Le Mahatma Gandhi était si attaché à sa Zenith que lorsqu’il se la fit dérober en 1947, il fit aussitôt paraître une annonce demandant au voleur de la lui rapporter : « Elle est dotée d’un cadran radium et d’une fonction réveil. C’était un cadeau », mentionnait le mot. Et la démarche porta ses fruits : prise de remords, la crapule rendit la montre. Cette anecdote – et beaucoup d’autres – est à lire dans l’ouvrage Des montres et des hommes, un roman graphique d’un genre un peu particulier qui vient de paraître. Il convoque en effet 12 personnages historiques du XXe siècle, afin de dévoiler les relations, parfois truculentes, qu’ils entretenaient avec leur garde-temps. Une manière de raconter « la petite histoire des montres à travers la Grande Histoire des Hommes », selon l’expression de l’auteur des textes, l’expert en horlogerie et commissaire-priseur Geoffroy Ader. Son épouse, l’illustratrice Neis, signe quant à elle les nombreux dessins des protagonistes, de Charles de Gaulle à Henry Graves, en passant par Kennedy et Elvis Presley.
Un observateur expérimenté
Cela fait presque 25 ans que Geoffroy Ader voit passer des montres anciennes sous son marteau. D’abord à Drouot, à Paris, puis chez Antiquorum et Sotheby’s, à Genève. Mais ce passionné d’horlogerie a fini par s’éprendre également d’histoire. Car si les propriétaires d’origine des lots mis à l’encan étaient souvent anonymes, certains n’en étaient pas moins célèbres. En 2014, il assiste ainsi en coulisse à une vente aux enchères retentissante : la Patek Philippe « Henry Graves », une supercomplication du nom de l’industriel américain qui la commanda en 1933, adjugée pour 23,2 millions de francs, commission comprise. Un record jamais égalé. Lui-même dispersera par exemple la Patek Philippe du comte Trossi, premier manager de la Scuderia Ferrari ; ou la Rolex de Konrad Adenauer, premier chancelier de la République fédérale d’Allemagne ; ou encore la Breguet à complications de lord Seymour. « C’est ainsi, très naturellement, qu’est née l’envie de raconter l’histoire de ces montres », explique Geoffroy Ader.

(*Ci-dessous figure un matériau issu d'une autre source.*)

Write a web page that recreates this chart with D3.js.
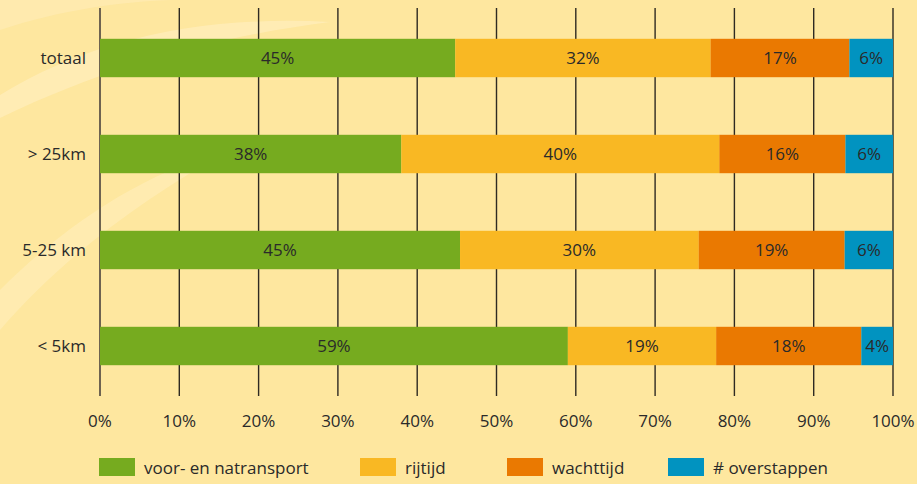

Ce type d’ouvrage donne la même importance au texte et au dessin. En même temps, cette approche casse les codes, c’est une autre manière de parler d’horlogerie.
Mais plutôt que d’écrire un livre de plus sur le sujet, le commissaire-priseur se tourne vers son épouse Inès, plus connue sous son nom d’illustratrice, Neis. Travaillant pour la presse, l’édition et le marketing, elle s’est spécialisée dans la conception de romans graphiques, à cheval entre la bande dessinée et le récit pur. « Ce type d’ouvrage donne la même importance au texte et au dessin, explique-t-elle. En même temps, cette approche casse les codes, c’est une autre manière de parler d’horlogerie. » « Une manière très démocratique, qui s’adresse au plus grand nombre », renchérit Geoffroy Ader.
Bientôt les femmes
Sur quelque 70 pages rythmées par des codes couleurs, les auteurs évoquent ainsi le rapport au temps, les caprices horlogers ou encore l’originalité des montres de 12 célébrités. Comme cette Omega extra-plate en or, sur le fond de laquelle fut gravé « President of the United States » et qui fut offerte par un ami et partisan à John Fitzgerald Kennedy… un an avant son investiture à la présidence. Ou cette Patek Philippe d’Andy Warhol, qu’il arborait sans pourtant prendre la peine de la remonter. « Je ne porte pas une montre pour qu’elle me donne l’heure, mais parce que c’est la montre à porter », disait-il. Collectionneur compulsif, le roi du pop art laissa à sa mort des milliers d’objets, dont passablement de montres, que Sotheby’s mit 10 jours à disperser.
Édité en français, Des montres et des hommes le sera aussi prochainement en anglais. Avant, si tout se passe bien, la sortie d’un second opus, dédié cette fois-ci aux femmes. L’ouvrage est disponible sur Amazon et sur le site aderwatches.com.